Polarimetric Processing of Coherent Random Noise Radar Data for Buried Object Detection

Authors

Yi Xu, University of Nebraska-Lincoln
Ram M. Narayanan, University of Nebraska-Lincoln
Xiojian Xu, University of Nebraska-Lincoln
John O. Curtis, University of Nebraska-Lincoln

Date of this Version

2001

Comments

Published in IEEE TRANSACTIONS ON GEOSCIENCE AND REMOTE SENSING, VOL. 39, NO. 3, MARCH 2001. Copyright © 2001 IEEE. Used by Permission

Abstract

Random noise polarimetry is a new radar technique for high-resolution probing of subsurface objects and interfaces. The University of Nebraska has developed a polarimetric random noise radar system based on the heterodyne correlation technique.

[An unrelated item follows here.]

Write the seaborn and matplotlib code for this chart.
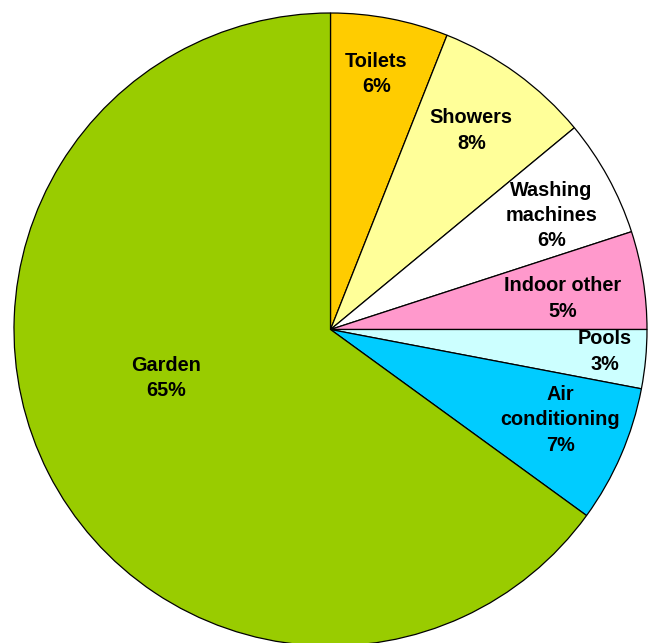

Simulation studies and performance tests on the system confirm its ability to respond to phase differences in the received signals. In addition to polarimetric processing capability and the simplified system design, random noise radar also possesses other desirable features, such as immunity from radio frequency interference (RFI). The paper discusses the theoretical foundations of random noise polarimetry, and presents examples out of the entire data set collected that demonstrate the usefulness of the image processing and Stokes matrix presentation to enhance target detection using the coherent random noise radar.